J’ai eu de grosses difficultés. On a mis du temps à trouver ce que j’avais car je souffrais du dos. Sur les IRM, on n’y voyait rien. J’ai réussi à trouver quelqu’un qui m’a soulagé et je me suis battu. Depuis mi-mars ça va mieux. L’équipe a fait en sorte de me faire un programme adapté pour que je revienne au niveau. Elle pensait que j’allais être frais sur le Tour, n’ayant pas subi les mauvaises conditions que les autres ont eues en début de saison. J’ai fait de gros cycles de travail, un stage en altitude… Ma sélection m’a été donnée tard, au soir du Championnat de France, mais nous n’avons jamais eu une concurrence aussi élevée dans l’équipe.

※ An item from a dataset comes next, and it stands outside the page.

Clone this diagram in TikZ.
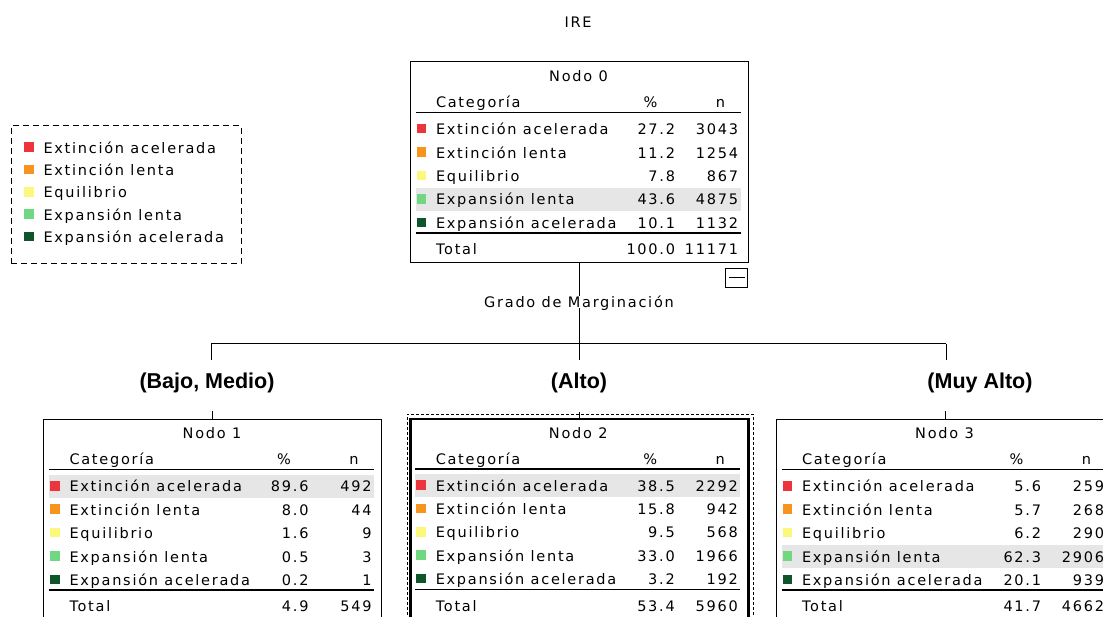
\documentclass[tikz,border=0pt]{standalone}
\usepackage{fontspec}
\usepackage{tikz}
\newfontfamily\spss[LetterSpace=12]{DejaVu Sans}
\newfontfamily\etiq{Liberation Sans}
\definecolor{cat1}{RGB}{236,52,60}
\definecolor{cat2}{RGB}{247,148,30}
\definecolor{cat3}{RGB}{252,248,125}
\definecolor{cat4}{RGB}{112,216,128}
\definecolor{cat5}{RGB}{12,86,42}
\definecolor{resalte}{RGB}{230,230,230}
\tikzstyle{caja}=[draw, line width=1pt, minimum width=338pt, minimum height=201pt, inner sep=0pt]
\tikzstyle{texto}=[font=\spss\fontsize{14.5}{16}\selectfont, inner sep=0pt, text height=10.6pt, text depth=0pt]
\tikzstyle{rama}=[font=\etiq\bfseries\fontsize{21.5}{24}\selectfont, inner sep=0pt]
\newcommand{\categoria}[1]{\ifcase#1\or Extinción acelerada\or Extinción lenta\or Equilibrio\or Expansión lenta\or Expansión acelerada\fi}
% tabla de un nodo: nombre, titulo, filas pct/n, total pct, total n, fila resaltada
\newcommand{\tablanodo}[6]{%
  \begin{scope}[shift={(#1.north west)}]
    \fill[resalte] (6,{32.6+23.4*#6}) rectangle (331,{55.6+23.4*#6});
    \node[texto] (#1-tit) at (169,15) {#2};
    \node[texto, anchor=west] (#1-cab) at (26,41) {Categoría};
    \node[texto] (#1-pc) at (241,41) {\%};
    \node[texto] (#1-n) at (311,41) {n};
    \draw[line width=1.5pt] (6,51) -- (331,51);
    \foreach \pc/\nn [count=\i] in {#3} {
      \pgfmathsetmacro\yy{44.6+23.4*\i}
      \fill[cat\i] (7,{\yy-5.5}) rectangle (16.5,{\yy+4});
      \node[texto, anchor=west] (#1-c\i) at (26,\yy) {\categoria{\i}};
      \node[texto, anchor=east] (#1-p\i) at (266,\yy) {\pc};
      \node[texto, anchor=east] (#1-v\i) at (329,\yy) {\nn};
    }
    \draw[line width=1.5pt] (6,171.5) -- (331,171.5);
    \node[texto, anchor=west] (#1-tot) at (26,188) {Total};
    \node[texto, anchor=east] (#1-tp) at (266,188) {#4};
    \node[texto, anchor=east] (#1-tn) at (329,188) {#5};
  \end{scope}}

\begin{document}
\begin{tikzpicture}[x=1pt, y=-1pt, line width=1pt]
  \fill[white] (0,0) rectangle (1103,617);
  \clip (0,0) rectangle (1103,617);

  \node[texto] (titulo) at (578,22) {IRE};

  % leyenda
  \node[draw, dashed, dash pattern=on 6pt off 4pt, minimum width=230pt, minimum height=138pt] (leyenda) at (126,195) {};
  \foreach \i in {1,...,5} {
    \pgfmathsetmacro\yy{125.7+22.3*\i}
    \fill[cat\i] (24,{\yy-5.5}) rectangle (33.5,{\yy+4});
    \node[texto, anchor=west] (ley\i) at (43,\yy) {\categoria{\i}};
  }

  % nodos
  \node[caja] (n0) at (579,162.5) {};
  \node[caja] (n1) at (212.5,519.5) {};
  \node[caja, line width=2.5pt] (n2) at (579.5,519.5) {};
  \node[caja] (n3) at (945,519.5) {};
  \node[draw, dashed, dash pattern=on 3pt off 2pt, minimum width=346pt, minimum height=220pt] (sel) at (580,524) {};
  \node[draw, minimum width=22pt, minimum height=19pt, inner sep=0pt, anchor=north east] (colapso) at (748,268) {};
  \draw ([xshift=4pt]colapso.west) -- ([xshift=-3pt]colapso.east);

  \tablanodo{n0}{Nodo 0}{27.2/3043,11.2/1254,7.8/867,43.6/4875,10.1/1132}{100.0}{11171}{4}
  \tablanodo{n1}{Nodo 1}{89.6/492,8.0/44,1.6/9,0.5/3,0.2/1}{4.9}{549}{1}
  \tablanodo{n2}{Nodo 2}{38.5/2292,15.8/942,9.5/568,33.0/1966,3.2/192}{53.4}{5960}{1}
  \tablanodo{n3}{Nodo 3}{5.6/259,5.7/268,6.2/290,62.3/2906,20.1/939}{41.7}{4662}{4}

  % ramas
  \coordinate (ramal) at (579,344);
  \coordinate (r1) at (211,344);
  \coordinate (r3) at (946,344);
  \coordinate (f1) at (211,360);
  \coordinate (f2) at (579,360);
  \coordinate (f3) at (946,360);
  \draw (n0.south) -- (ramal);
  \draw (r1) -- (r3);
  \draw (r1) -- (f1);
  \draw (ramal) -- (f2);
  \draw (r3) -- (f3);
  \node[texto, fill=white, inner sep=1pt] (variable) at (579,302) {Grado de Marginación};

  \node[rama] (l1) at (207,383) {(Bajo, Medio)};
  \node[rama] (l2) at (579,383) {(Alto)};
  \node[rama] (l3) at (980,383) {(Muy Alto)};

  \draw (n1.north) -- ++(0,-7);
  \draw (n2.north) -- ++(0,-6);
  \draw (n3.north) -- ++(0,-7);
\end{tikzpicture}
\end{document}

J’ai alors dit à Vincent Lavenu qu’il ne serait pas déçu. Gagner une étape du Tour était quelque chose que je voulais vraiment revivre dans ma carrière. Il y avait tellement de monuments que j’avais l’embarras du choix entre Ax 3 Domaines, le Mont Ventoux, deux fois l’Alpe…

Vous qui êtes partisan de la lutte antidopage, quel regard portez-vous sur les doutes qui planent sur les performances de Chris Froome ?
Je ne comprends pas bien le procès qui est fait à Chris Froome en ce moment. L’avenir nous le dira mais pour l’instant il ne mérite pas ça. Quand on fait du mal au Maillot Jaune on fait du mal à tout le vélo. Les étapes ne sont pas faciles mais on s’entraîne toute l’année pour ça, on optimise notre récupération, et tous les coureurs sont ouverts aux contrôles. Je suis pour qu’on nous contrôle au maximum. J’ai été contrôlé ce matin, je le serai encore à l’arrivée et s’ils le veulent ils peuvent venir ce soir à l’hôtel. C’est une bonne chose, ça fait avancer le vélo. Il faut continuer à se battre, éradiquer le fléau et surtout la suspicion. Je ne crois pas qu’il reste beaucoup de tricheurs. On ferait mieux d’apprendre des Sky plutôt que d’aller chercher une suspicion et des raccourcis trop faciles.

Propos recueillis à l’Alpe d’Huez le 18 juillet 2013.